• PROBLEM: Reproduce the listing exactly and skip over any pictures.
◆ ◆ ◆ ◆ ◆ ◆ ◆
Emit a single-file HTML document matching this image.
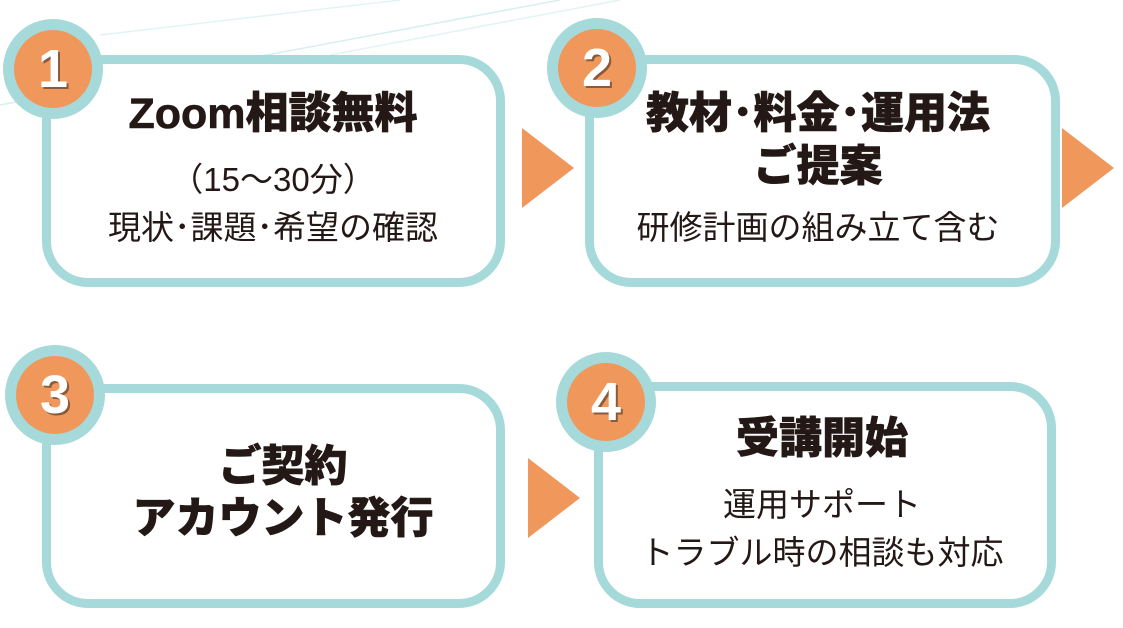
<!DOCTYPE html>
<html><head><meta charset="utf-8"><style>
body{margin:0;width:1123px;height:628px;background:#fff;position:relative;overflow:hidden;font-family:"Liberation Sans","Noto Sans CJK JP",sans-serif;color:#231815}
.box{position:absolute;border:9px solid #a6d9d9;border-radius:46px;box-sizing:border-box;background:#fff}
.c{position:absolute;width:100px;height:100px;border-radius:50%;background:#a6d9d9;}
.c div{position:absolute;left:11px;top:11px;width:78px;height:78px;border-radius:50%;background:#f0985c;color:#fff;font-weight:bold;font-size:54px;line-height:78px;text-align:center;text-shadow:2px 2px 0 #8a5a3a}
.t{position:absolute;text-align:center;white-space:nowrap;transform:translateX(-50%);line-height:1.15}
.b{font-weight:900;font-size:43px;-webkit-text-stroke:0.6px #231815}
.s{font-size:33px}
.ar{position:absolute;width:0;height:0;border-top:40px solid transparent;border-bottom:40px solid transparent;border-left:52px solid #f0985c}
</style></head><body>
<svg style="position:absolute;left:0;top:0" width="1123" height="120"><line x1="0" y1="105" x2="560" y2="0" stroke="#d8eef0" stroke-width="1.5"/><line x1="100" y1="35" x2="400" y2="0" stroke="#e3f3f4" stroke-width="1.5"/><line x1="330" y1="55" x2="620" y2="0" stroke="#e3f3f4" stroke-width="1.5"/></svg>
<div class="box" style="left:42px;top:55px;width:463px;height:232px"></div>
<div class="box" style="left:585px;top:55px;width:475px;height:232px"></div>
<div class="box" style="left:42px;top:384px;width:463px;height:224px"></div>
<div class="box" style="left:594px;top:382px;width:462px;height:226px"></div>
<div class="c" style="left:3px;top:19px"><div>1</div></div>
<div class="c" style="left:547px;top:18px"><div>2</div></div>
<div class="c" style="left:5px;top:345px"><div>3</div></div>
<div class="c" style="left:556px;top:352px"><div>4</div></div>
<div class="ar" style="left:522px;top:128px"></div>
<div class="ar" style="left:1062px;top:128px"></div>
<div class="ar" style="left:528px;top:458px"></div>
<div class="t b" style="left:273px;top:90px">Zoom相談無料</div>
<div class="t s" style="left:273px;top:161px">（15～30分）</div>
<div class="t s" style="left:273px;top:209px">現状･課題･希望の確認</div>
<div class="t b" style="left:818px;top:90px">教材･料金･運用法</div>
<div class="t b" style="left:818px;top:143px">ご提案</div>
<div class="t s" style="left:818px;top:209px">研修計画の組み立て含む</div>
<div class="t b" style="left:283px;top:443px">ご契約</div>
<div class="t b" style="left:283px;top:495px">アカウント発行</div>
<div class="t b" style="left:822px;top:415px">受講開始</div>
<div class="t s" style="left:822px;top:486px">運用サポート</div>
<div class="t s" style="left:822px;top:534px">トラブル時の相談も対応</div>
</body></html>
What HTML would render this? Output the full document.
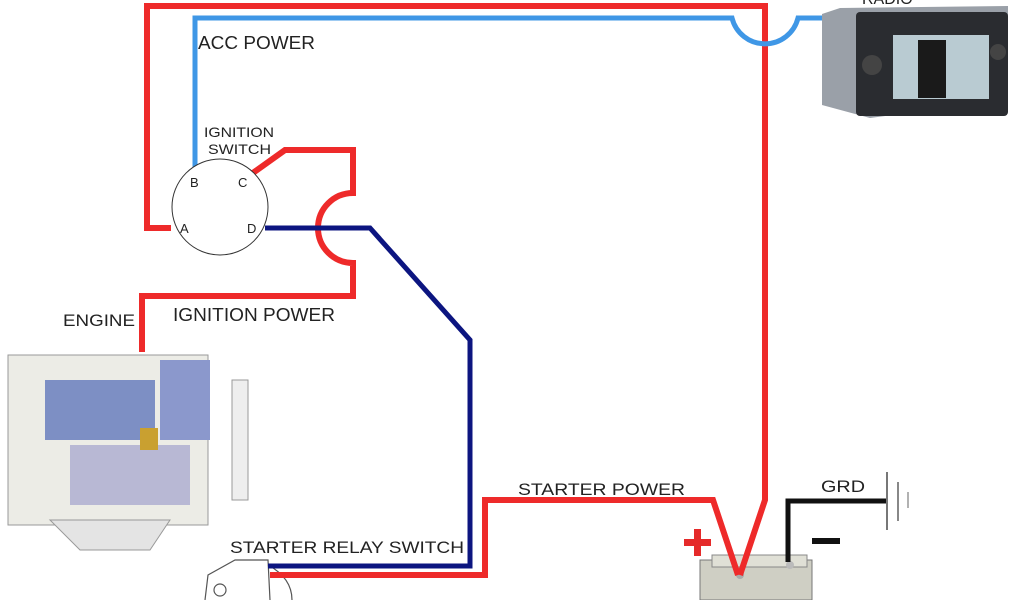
<!DOCTYPE html>
<html><head><meta charset="utf-8"><style>
html,body{margin:0;padding:0;background:#fff;}
svg{display:block;font-family:"Liberation Sans",sans-serif;}
</style></head><body>
<svg width="1024" height="600" viewBox="0 0 1024 600" xmlns="http://www.w3.org/2000/svg">
<!-- radio -->
<text x="862" y="4" font-size="16" fill="#222">RADIO</text>
<g>
<polygon points="822,14 840,8 1008,6 1008,100 870,118 822,105" fill="#9aa0a8"/>
<rect x="856" y="12" width="152" height="104" rx="4" fill="#2a2c30"/>
<rect x="893" y="35" width="96" height="64" fill="#b9cbd2"/>
<rect x="918" y="40" width="28" height="58" fill="#1a1a1a"/>
<circle cx="872" cy="65" r="10" fill="#444"/>
<circle cx="998" cy="52" r="8" fill="#444"/>
</g>
<!-- engine -->
<g>
<rect x="8" y="355" width="200" height="170" fill="#ecece6" stroke="#999"/>
<rect x="45" y="380" width="110" height="60" fill="#7d8fc4"/>
<rect x="160" y="360" width="50" height="80" fill="#8b98cc"/>
<rect x="70" y="445" width="120" height="60" fill="#b8b8d4"/>
<rect x="140" y="428" width="18" height="22" fill="#c9a030"/>
<rect x="232" y="380" width="16" height="120" fill="#eee" stroke="#999"/>
<polygon points="50,520 170,520 150,550 80,550" fill="#e4e4e4" stroke="#999"/>
</g>
<!-- starter motor -->
<g fill="none" stroke="#555" stroke-width="1.2">
<path d="M205,600 L208,575 L235,560 L268,560 L270,600"/>
<path d="M268,565 Q292,578 292,600"/>
<circle cx="220" cy="590" r="6"/>
</g>
<!-- battery -->
<g>
<rect x="700" y="560" width="112" height="40" fill="#cfcfc4" stroke="#777"/>
<rect x="712" y="555" width="95" height="12" fill="#e0e0d6" stroke="#888"/>
<circle cx="740" cy="575" r="4" fill="#aaa"/>
<circle cx="790" cy="565" r="4" fill="#bbb"/>
</g>
<g fill="none" stroke-linejoin="miter">
<path d="M171,228 H147 V6 H765 V500 L740,575" stroke="#ee2a2a" stroke-width="6"/>
<path d="M195,172 V18 H732 A34,34 0 0 0 798,18 H822" stroke="#3f97e6" stroke-width="5"/>
<path d="M250,175 L285,150 H353 V193 A35,35 0 0 0 353,263 V296 H142 V352" stroke="#ee2a2a" stroke-width="6"/>
<path d="M265,228 H370 L470,340 V566 H268" stroke="#0c1580" stroke-width="5"/>
<path d="M270,575 H485 V500 H713 L738,575" stroke="#ee2a2a" stroke-width="6"/>
<path d="M788,562 V501 H887" stroke="#111" stroke-width="5"/>
<path d="M887,472 V530" stroke="#777" stroke-width="2"/>
<path d="M898,482 V521" stroke="#888" stroke-width="2"/>
<path d="M908,492 V508" stroke="#999" stroke-width="1.5"/>
</g>
<!-- ignition switch -->
<circle cx="220" cy="207" r="48" fill="#fff" stroke="#333" stroke-width="1"/>
<text x="190" y="187" font-size="13" fill="#222">B</text>
<text x="238" y="187" font-size="13" fill="#222">C</text>
<text x="180" y="233" font-size="13" fill="#222">A</text>
<text x="247" y="233" font-size="13" fill="#222">D</text>
<text x="204" y="137" font-size="14" fill="#222" textLength="70" lengthAdjust="spacingAndGlyphs">IGNITION</text>
<text x="208" y="154" font-size="14" fill="#222" textLength="63" lengthAdjust="spacingAndGlyphs">SWITCH</text>
<text x="198" y="49" font-size="18" fill="#222" textLength="117" lengthAdjust="spacingAndGlyphs">ACC POWER</text>
<text x="173" y="321" font-size="18" fill="#222" textLength="162" lengthAdjust="spacingAndGlyphs">IGNITION POWER</text>
<text x="63" y="326" font-size="17" fill="#222" textLength="72" lengthAdjust="spacingAndGlyphs">ENGINE</text>
<text x="230" y="553" font-size="17" fill="#222" textLength="234" lengthAdjust="spacingAndGlyphs">STARTER RELAY SWITCH</text>
<text x="518" y="495" font-size="17" fill="#222" textLength="167" lengthAdjust="spacingAndGlyphs">STARTER POWER</text>
<text x="821" y="492" font-size="17" fill="#222" textLength="44" lengthAdjust="spacingAndGlyphs">GRD</text>
<rect x="684" y="539" width="27" height="7" fill="#e52a2a"/>
<rect x="694" y="529" width="7" height="27" fill="#e52a2a"/>
<rect x="812" y="538" width="28" height="6" fill="#111"/>
</svg>
</body></html>
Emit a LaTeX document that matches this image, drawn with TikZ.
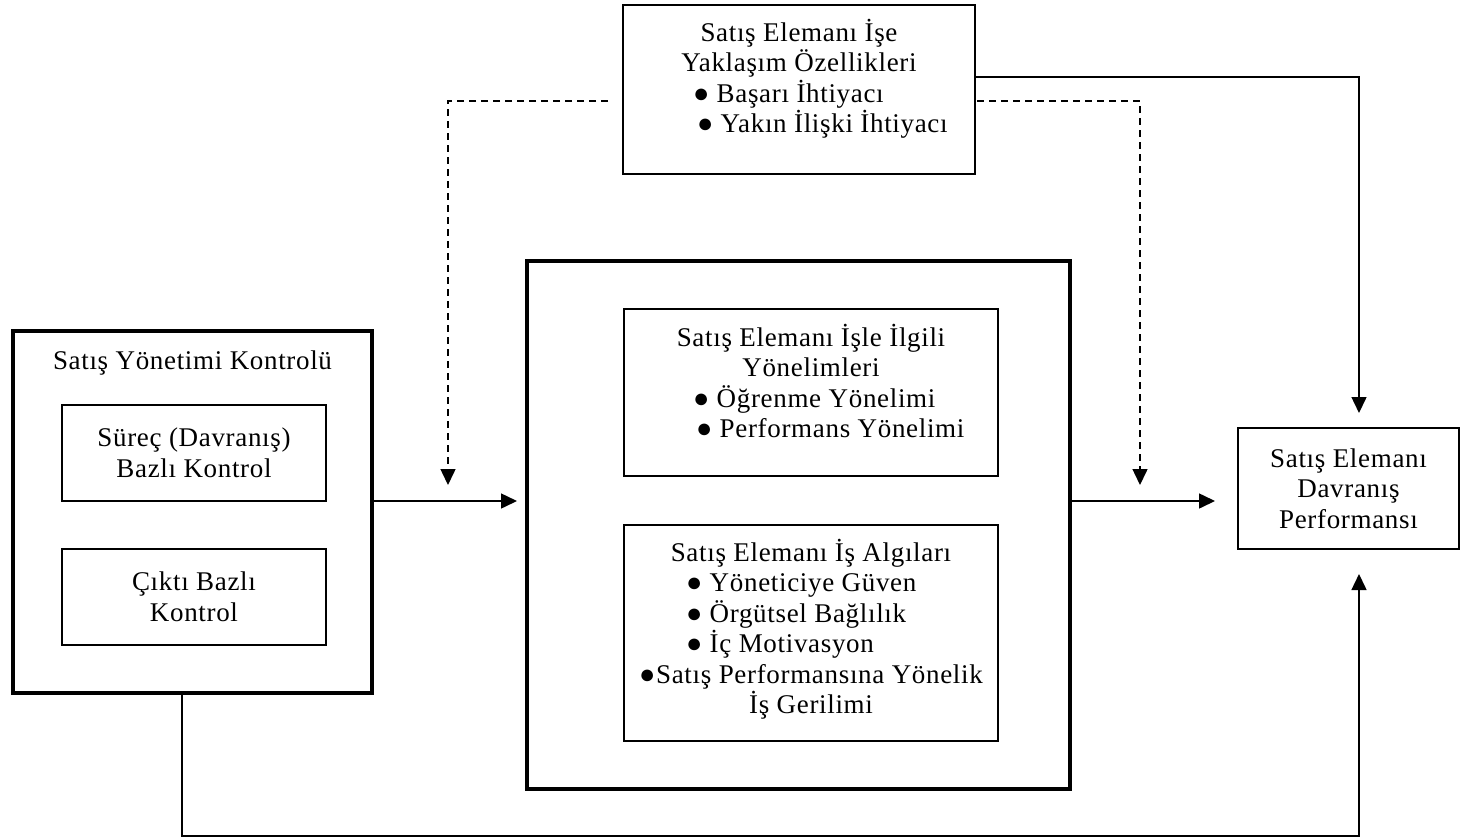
◆ ◆ ◆ ◆ ◆ ◆ ◆
• REPLY TO THE TASK:
Emit a single-file HTML document matching this image.
<!DOCTYPE html>
<html><head><meta charset="utf-8"><style>
body{margin:0;width:1123px;height:628px;background:#fff;position:relative;overflow:hidden;font-family:"Liberation Sans","Noto Sans CJK JP",sans-serif;color:#231815}
.box{position:absolute;border:9px solid #a6d9d9;border-radius:46px;box-sizing:border-box;background:#fff}
.c{position:absolute;width:100px;height:100px;border-radius:50%;background:#a6d9d9;}
.c div{position:absolute;left:11px;top:11px;width:78px;height:78px;border-radius:50%;background:#f0985c;color:#fff;font-weight:bold;font-size:54px;line-height:78px;text-align:center;text-shadow:2px 2px 0 #8a5a3a}
.t{position:absolute;text-align:center;white-space:nowrap;transform:translateX(-50%);line-height:1.15}
.b{font-weight:900;font-size:43px;-webkit-text-stroke:0.6px #231815}
.s{font-size:33px}
.ar{position:absolute;width:0;height:0;border-top:40px solid transparent;border-bottom:40px solid transparent;border-left:52px solid #f0985c}
</style></head><body>
<svg style="position:absolute;left:0;top:0" width="1123" height="120"><line x1="0" y1="105" x2="560" y2="0" stroke="#d8eef0" stroke-width="1.5"/><line x1="100" y1="35" x2="400" y2="0" stroke="#e3f3f4" stroke-width="1.5"/><line x1="330" y1="55" x2="620" y2="0" stroke="#e3f3f4" stroke-width="1.5"/></svg>
<div class="box" style="left:42px;top:55px;width:463px;height:232px"></div>
<div class="box" style="left:585px;top:55px;width:475px;height:232px"></div>
<div class="box" style="left:42px;top:384px;width:463px;height:224px"></div>
<div class="box" style="left:594px;top:382px;width:462px;height:226px"></div>
<div class="c" style="left:3px;top:19px"><div>1</div></div>
<div class="c" style="left:547px;top:18px"><div>2</div></div>
<div class="c" style="left:5px;top:345px"><div>3</div></div>
<div class="c" style="left:556px;top:352px"><div>4</div></div>
<div class="ar" style="left:522px;top:128px"></div>
<div class="ar" style="left:1062px;top:128px"></div>
<div class="ar" style="left:528px;top:458px"></div>
<div class="t b" style="left:273px;top:90px">Zoom相談無料</div>
<div class="t s" style="left:273px;top:161px">（15～30分）</div>
<div class="t s" style="left:273px;top:209px">現状･課題･希望の確認</div>
<div class="t b" style="left:818px;top:90px">教材･料金･運用法</div>
<div class="t b" style="left:818px;top:143px">ご提案</div>
<div class="t s" style="left:818px;top:209px">研修計画の組み立て含む</div>
<div class="t b" style="left:283px;top:443px">ご契約</div>
<div class="t b" style="left:283px;top:495px">アカウント発行</div>
<div class="t b" style="left:822px;top:415px">受講開始</div>
<div class="t s" style="left:822px;top:486px">運用サポート</div>
<div class="t s" style="left:822px;top:534px">トラブル時の相談も対応</div>
</body></html>
What HTML would render this? Output the full document.
<!DOCTYPE html>
<html><head><meta charset="utf-8"><style>
html,body{margin:0;padding:0;background:#fff;}
svg{display:block;font-family:"Liberation Sans",sans-serif;}
</style></head><body>
<svg width="1024" height="600" viewBox="0 0 1024 600" xmlns="http://www.w3.org/2000/svg">
<!-- radio -->
<text x="862" y="4" font-size="16" fill="#222">RADIO</text>
<g>
<polygon points="822,14 840,8 1008,6 1008,100 870,118 822,105" fill="#9aa0a8"/>
<rect x="856" y="12" width="152" height="104" rx="4" fill="#2a2c30"/>
<rect x="893" y="35" width="96" height="64" fill="#b9cbd2"/>
<rect x="918" y="40" width="28" height="58" fill="#1a1a1a"/>
<circle cx="872" cy="65" r="10" fill="#444"/>
<circle cx="998" cy="52" r="8" fill="#444"/>
</g>
<!-- engine -->
<g>
<rect x="8" y="355" width="200" height="170" fill="#ecece6" stroke="#999"/>
<rect x="45" y="380" width="110" height="60" fill="#7d8fc4"/>
<rect x="160" y="360" width="50" height="80" fill="#8b98cc"/>
<rect x="70" y="445" width="120" height="60" fill="#b8b8d4"/>
<rect x="140" y="428" width="18" height="22" fill="#c9a030"/>
<rect x="232" y="380" width="16" height="120" fill="#eee" stroke="#999"/>
<polygon points="50,520 170,520 150,550 80,550" fill="#e4e4e4" stroke="#999"/>
</g>
<!-- starter motor -->
<g fill="none" stroke="#555" stroke-width="1.2">
<path d="M205,600 L208,575 L235,560 L268,560 L270,600"/>
<path d="M268,565 Q292,578 292,600"/>
<circle cx="220" cy="590" r="6"/>
</g>
<!-- battery -->
<g>
<rect x="700" y="560" width="112" height="40" fill="#cfcfc4" stroke="#777"/>
<rect x="712" y="555" width="95" height="12" fill="#e0e0d6" stroke="#888"/>
<circle cx="740" cy="575" r="4" fill="#aaa"/>
<circle cx="790" cy="565" r="4" fill="#bbb"/>
</g>
<g fill="none" stroke-linejoin="miter">
<path d="M171,228 H147 V6 H765 V500 L740,575" stroke="#ee2a2a" stroke-width="6"/>
<path d="M195,172 V18 H732 A34,34 0 0 0 798,18 H822" stroke="#3f97e6" stroke-width="5"/>
<path d="M250,175 L285,150 H353 V193 A35,35 0 0 0 353,263 V296 H142 V352" stroke="#ee2a2a" stroke-width="6"/>
<path d="M265,228 H370 L470,340 V566 H268" stroke="#0c1580" stroke-width="5"/>
<path d="M270,575 H485 V500 H713 L738,575" stroke="#ee2a2a" stroke-width="6"/>
<path d="M788,562 V501 H887" stroke="#111" stroke-width="5"/>
<path d="M887,472 V530" stroke="#777" stroke-width="2"/>
<path d="M898,482 V521" stroke="#888" stroke-width="2"/>
<path d="M908,492 V508" stroke="#999" stroke-width="1.5"/>
</g>
<!-- ignition switch -->
<circle cx="220" cy="207" r="48" fill="#fff" stroke="#333" stroke-width="1"/>
<text x="190" y="187" font-size="13" fill="#222">B</text>
<text x="238" y="187" font-size="13" fill="#222">C</text>
<text x="180" y="233" font-size="13" fill="#222">A</text>
<text x="247" y="233" font-size="13" fill="#222">D</text>
<text x="204" y="137" font-size="14" fill="#222" textLength="70" lengthAdjust="spacingAndGlyphs">IGNITION</text>
<text x="208" y="154" font-size="14" fill="#222" textLength="63" lengthAdjust="spacingAndGlyphs">SWITCH</text>
<text x="198" y="49" font-size="18" fill="#222" textLength="117" lengthAdjust="spacingAndGlyphs">ACC POWER</text>
<text x="173" y="321" font-size="18" fill="#222" textLength="162" lengthAdjust="spacingAndGlyphs">IGNITION POWER</text>
<text x="63" y="326" font-size="17" fill="#222" textLength="72" lengthAdjust="spacingAndGlyphs">ENGINE</text>
<text x="230" y="553" font-size="17" fill="#222" textLength="234" lengthAdjust="spacingAndGlyphs">STARTER RELAY SWITCH</text>
<text x="518" y="495" font-size="17" fill="#222" textLength="167" lengthAdjust="spacingAndGlyphs">STARTER POWER</text>
<text x="821" y="492" font-size="17" fill="#222" textLength="44" lengthAdjust="spacingAndGlyphs">GRD</text>
<rect x="684" y="539" width="27" height="7" fill="#e52a2a"/>
<rect x="694" y="529" width="7" height="27" fill="#e52a2a"/>
<rect x="812" y="538" width="28" height="6" fill="#111"/>
</svg>
</body></html>
Emit a LaTeX document that matches this image, drawn with TikZ.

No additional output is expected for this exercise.